[BEGIN DATASET EXCERPT]

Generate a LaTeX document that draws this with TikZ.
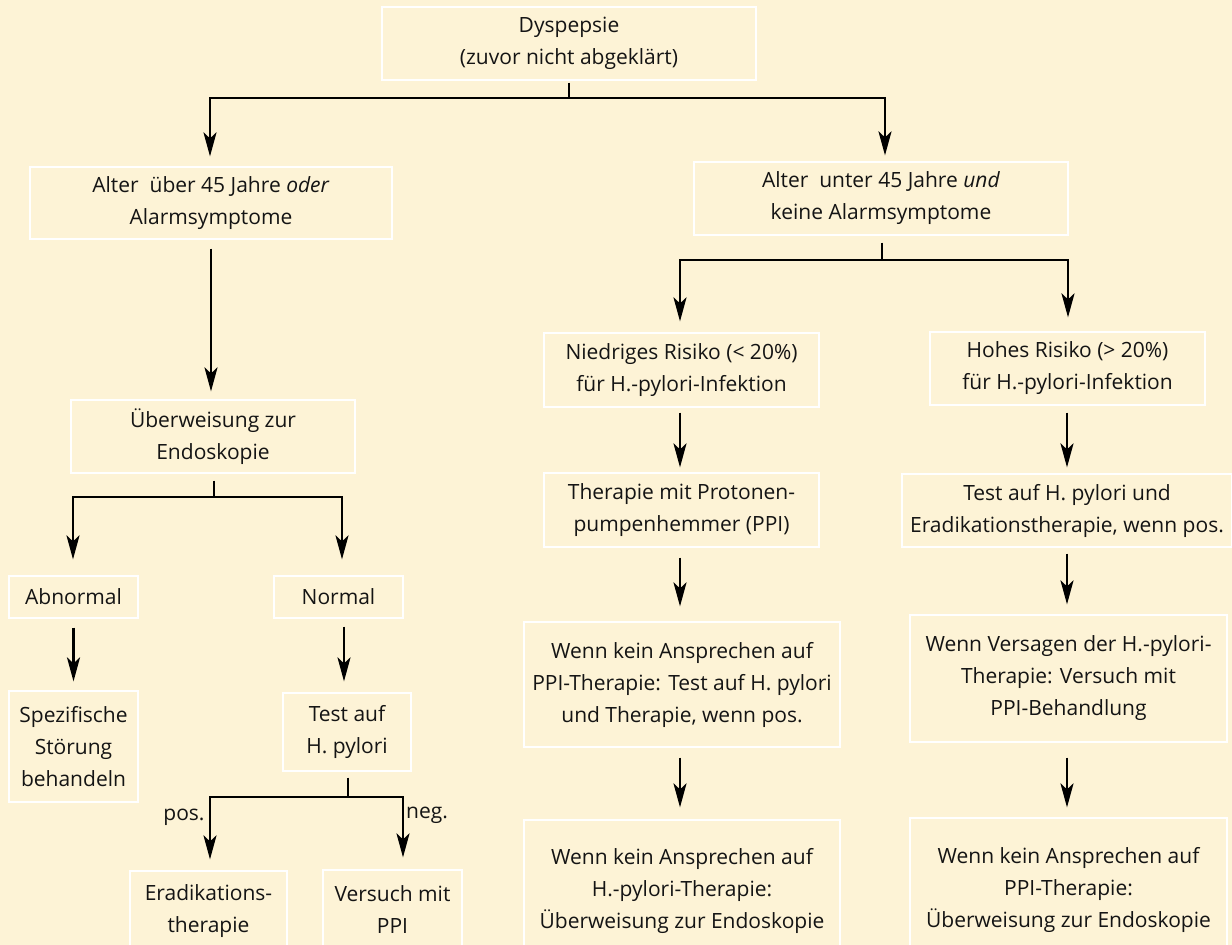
\documentclass[tikz,border=0pt]{standalone}
\usepackage{fontspec}
\setmainfont{Open Sans}
\usetikzlibrary{arrows.meta}
\definecolor{bg}{RGB}{253,243,214}
\definecolor{ink}{RGB}{20,20,20}
\begin{document}
\begin{tikzpicture}[x=1pt,y=-1pt,
  box/.style={draw=white,line width=1.2pt,fill=bg,inner sep=0pt,align=center,
    text=ink,font=\fontsize{21}{32}\selectfont},
  lbl/.style={inner sep=0pt,text=ink,font=\fontsize{21}{32}\selectfont},
  line/.style={line width=2.7pt,black},
  arr/.style={line width=2.7pt,black,-{Stealth[length=24pt,width=13pt,inset=6pt]}}]
\fill[bg] (0,0) rectangle (1232,945);
\useasboundingbox (0,0) rectangle (1232,945);
% nodes
\node[box,minimum width=374pt,minimum height=73pt] (dys) at (569,43.5) {Dyspepsie\\(zuvor nicht abgeklärt)};
\node[box,minimum width=362pt,minimum height=72pt] (alt1) at (211,203) {Alter\ \ über 45 Jahre \textit{oder}\\Alarmsymptome};
\node[box,minimum width=374pt,minimum height=73pt] (alt2) at (881,198.5) {Alter\ \ unter 45 Jahre \textit{und}\\keine Alarmsymptome};
\node[box,minimum width=284pt,minimum height=73pt] (ueb) at (213,436.5) {Überweisung zur\\Endoskopie};
\node[box,minimum width=129pt,minimum height=42pt] (abn) at (73.5,597) {Abnormal};
\node[box,minimum width=129pt,minimum height=42pt] (nor) at (338.5,597) {Normal};
\node[box,minimum width=129pt,minimum height=111pt] (spz) at (73.5,746.5) {Spezifische\\Störung\\behandeln};
\node[box,minimum width=128pt,minimum height=78pt] (test) at (347,732) {Test auf\\H. pylori};
\node[box,minimum width=157pt,minimum height=80pt] (era) at (208.5,911) {Eradikations-\\therapie};
\node[box,minimum width=139pt,minimum height=80pt] (ver) at (392.5,910) {Versuch mit\\PPI};
\node[box,minimum width=275pt,minimum height=74pt] (nie) at (681.5,370) {Niedriges Risiko (< 20\%)\\für H.-pylori-Infektion};
\node[box,minimum width=275pt,minimum height=73pt] (hoh) at (1067.5,368.5) {Hohes Risiko (> 20\%)\\für H.-pylori-Infektion};
\node[box,minimum width=275pt,minimum height=74pt] (the) at (681.5,510) {Therapie mit Protonen-\\pumpenhemmer (PPI)};
\node[box,minimum width=330pt,minimum height=73pt] (tes) at (1067,510.5) {Test auf H. pylori und\\Eradikationstherapie, wenn pos.};
\node[box,minimum width=316pt,minimum height=125pt] (wk1) at (682,684.5) {Wenn kein Ansprechen auf\\PPI-Therapie: Test auf H. pylori\\und Therapie, wenn pos.};
\node[box,minimum width=317pt,minimum height=127pt] (wv) at (1068.5,678.5) {Wenn Versagen der H.-pylori-\\Therapie: Versuch mit\\PPI-Behandlung};
\node[box,minimum width=316pt,minimum height=142pt] (wk2) at (682,891) {Wenn kein Ansprechen auf\\H.-pylori-Therapie:\\Überweisung zur Endoskopie};
\node[box,minimum width=317pt,minimum height=144pt] (wk3) at (1068.5,890) {Wenn kein Ansprechen auf\\PPI-Therapie:\\Überweisung zur Endoskopie};
% labels
\node[lbl] (pos) at (184,817) {pos.};
\node[lbl,anchor=west] (neg) at (406,815) {neg.};
% junctions
\coordinate (j1) at (569,98);
\coordinate (j2) at (214,497);
\coordinate (j3) at (348,797);
\coordinate (j4) at (882,260);
% connectors
\draw[line] ([yshift=-2]dys.south) -- (j1);
\draw[arr] (j1) -| ([xshift=-1,yshift=10]alt1.north);
\draw[arr] (j1) -| ([xshift=4,yshift=6]alt2.north);
\draw[arr] ([yshift=-9]alt1.south) -- ([yshift=8]alt1.south |- ueb.north);
\draw[line] ([xshift=1,yshift=-7]ueb.south) -- (j2);
\draw[arr] (j2) -| ([xshift=-0.5,yshift=16]abn.north);
\draw[arr] (j2) -| ([xshift=3.5,yshift=16]nor.north);
\draw[arr] ([yshift=-9]abn.south) -- ([yshift=9]spz.north);
\draw[arr] ([xshift=5.5,yshift=-8]nor.south) -- ([xshift=-3,yshift=11]test.north);
\draw[line] ([xshift=1,yshift=-6]test.south) -- (j3);
\draw[arr] (j3) -| ([xshift=1.5,yshift=11]era.north);
\draw[arr] (j3) -| ([xshift=10.5,yshift=12]ver.north);
\draw[line] ([xshift=1,yshift=-7]alt2.south) -- (j4);
\draw[arr] (j4) -| ([xshift=-1.5,yshift=11]nie.north);
\draw[arr] (j4) -| ([xshift=0.5,yshift=14]hoh.north);
\draw[arr] ([xshift=-1.5,yshift=-5]nie.south) -- ([xshift=-1.5,yshift=5]the.north);
\draw[arr] ([xshift=-0.5,yshift=-7]hoh.south) -- ([yshift=6]tes.north);
\draw[arr] ([xshift=-1.5,yshift=-10]the.south) -- ([xshift=-2,yshift=15]wk1.north);
\draw[arr] ([yshift=-6]tes.south) -- ([xshift=-1.5,yshift=10]wv.north);
\draw[arr] ([xshift=-2,yshift=-10]wk1.south) -- ([xshift=-2,yshift=12]wk2.north);
\draw[arr] ([xshift=-1.5,yshift=-15]wv.south) -- ([xshift=-1.5,yshift=10]wk3.north);
\end{tikzpicture}
\end{document}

[END DATASET EXCERPT]

:: WORK TO DO ::
Repeat verbatim all the material, but not the pictures.

:: TASK SOLUTION ::
Generate a LaTeX document that draws this with TikZ.
\documentclass[tikz,border=0pt]{standalone}
\usepackage{fontspec}
\setmainfont{Open Sans}
\usetikzlibrary{arrows.meta}
\definecolor{bg}{RGB}{253,243,214}
\definecolor{ink}{RGB}{20,20,20}
\begin{document}
\begin{tikzpicture}[x=1pt,y=-1pt,
  box/.style={draw=white,line width=1.2pt,fill=bg,inner sep=0pt,align=center,
    text=ink,font=\fontsize{21}{32}\selectfont},
  lbl/.style={inner sep=0pt,text=ink,font=\fontsize{21}{32}\selectfont},
  line/.style={line width=2.7pt,black},
  arr/.style={line width=2.7pt,black,-{Stealth[length=24pt,width=13pt,inset=6pt]}}]
\fill[bg] (0,0) rectangle (1232,945);
\useasboundingbox (0,0) rectangle (1232,945);
% nodes
\node[box,minimum width=374pt,minimum height=73pt] (dys) at (569,43.5) {Dyspepsie\\(zuvor nicht abgeklärt)};
\node[box,minimum width=362pt,minimum height=72pt] (alt1) at (211,203) {Alter\ \ über 45 Jahre \textit{oder}\\Alarmsymptome};
\node[box,minimum width=374pt,minimum height=73pt] (alt2) at (881,198.5) {Alter\ \ unter 45 Jahre \textit{und}\\keine Alarmsymptome};
\node[box,minimum width=284pt,minimum height=73pt] (ueb) at (213,436.5) {Überweisung zur\\Endoskopie};
\node[box,minimum width=129pt,minimum height=42pt] (abn) at (73.5,597) {Abnormal};
\node[box,minimum width=129pt,minimum height=42pt] (nor) at (338.5,597) {Normal};
\node[box,minimum width=129pt,minimum height=111pt] (spz) at (73.5,746.5) {Spezifische\\Störung\\behandeln};
\node[box,minimum width=128pt,minimum height=78pt] (test) at (347,732) {Test auf\\H. pylori};
\node[box,minimum width=157pt,minimum height=80pt] (era) at (208.5,911) {Eradikations-\\therapie};
\node[box,minimum width=139pt,minimum height=80pt] (ver) at (392.5,910) {Versuch mit\\PPI};
\node[box,minimum width=275pt,minimum height=74pt] (nie) at (681.5,370) {Niedriges Risiko (< 20\%)\\für H.-pylori-Infektion};
\node[box,minimum width=275pt,minimum height=73pt] (hoh) at (1067.5,368.5) {Hohes Risiko (> 20\%)\\für H.-pylori-Infektion};
\node[box,minimum width=275pt,minimum height=74pt] (the) at (681.5,510) {Therapie mit Protonen-\\pumpenhemmer (PPI)};
\node[box,minimum width=330pt,minimum height=73pt] (tes) at (1067,510.5) {Test auf H. pylori und\\Eradikationstherapie, wenn pos.};
\node[box,minimum width=316pt,minimum height=125pt] (wk1) at (682,684.5) {Wenn kein Ansprechen auf\\PPI-Therapie: Test auf H. pylori\\und Therapie, wenn pos.};
\node[box,minimum width=317pt,minimum height=127pt] (wv) at (1068.5,678.5) {Wenn Versagen der H.-pylori-\\Therapie: Versuch mit\\PPI-Behandlung};
\node[box,minimum width=316pt,minimum height=142pt] (wk2) at (682,891) {Wenn kein Ansprechen auf\\H.-pylori-Therapie:\\Überweisung zur Endoskopie};
\node[box,minimum width=317pt,minimum height=144pt] (wk3) at (1068.5,890) {Wenn kein Ansprechen auf\\PPI-Therapie:\\Überweisung zur Endoskopie};
% labels
\node[lbl] (pos) at (184,817) {pos.};
\node[lbl,anchor=west] (neg) at (406,815) {neg.};
% junctions
\coordinate (j1) at (569,98);
\coordinate (j2) at (214,497);
\coordinate (j3) at (348,797);
\coordinate (j4) at (882,260);
% connectors
\draw[line] ([yshift=-2]dys.south) -- (j1);
\draw[arr] (j1) -| ([xshift=-1,yshift=10]alt1.north);
\draw[arr] (j1) -| ([xshift=4,yshift=6]alt2.north);
\draw[arr] ([yshift=-9]alt1.south) -- ([yshift=8]alt1.south |- ueb.north);
\draw[line] ([xshift=1,yshift=-7]ueb.south) -- (j2);
\draw[arr] (j2) -| ([xshift=-0.5,yshift=16]abn.north);
\draw[arr] (j2) -| ([xshift=3.5,yshift=16]nor.north);
\draw[arr] ([yshift=-9]abn.south) -- ([yshift=9]spz.north);
\draw[arr] ([xshift=5.5,yshift=-8]nor.south) -- ([xshift=-3,yshift=11]test.north);
\draw[line] ([xshift=1,yshift=-6]test.south) -- (j3);
\draw[arr] (j3) -| ([xshift=1.5,yshift=11]era.north);
\draw[arr] (j3) -| ([xshift=10.5,yshift=12]ver.north);
\draw[line] ([xshift=1,yshift=-7]alt2.south) -- (j4);
\draw[arr] (j4) -| ([xshift=-1.5,yshift=11]nie.north);
\draw[arr] (j4) -| ([xshift=0.5,yshift=14]hoh.north);
\draw[arr] ([xshift=-1.5,yshift=-5]nie.south) -- ([xshift=-1.5,yshift=5]the.north);
\draw[arr] ([xshift=-0.5,yshift=-7]hoh.south) -- ([yshift=6]tes.north);
\draw[arr] ([xshift=-1.5,yshift=-10]the.south) -- ([xshift=-2,yshift=15]wk1.north);
\draw[arr] ([yshift=-6]tes.south) -- ([xshift=-1.5,yshift=10]wv.north);
\draw[arr] ([xshift=-2,yshift=-10]wk1.south) -- ([xshift=-2,yshift=12]wk2.north);
\draw[arr] ([xshift=-1.5,yshift=-15]wv.south) -- ([xshift=-1.5,yshift=10]wk3.north);
\end{tikzpicture}
\end{document}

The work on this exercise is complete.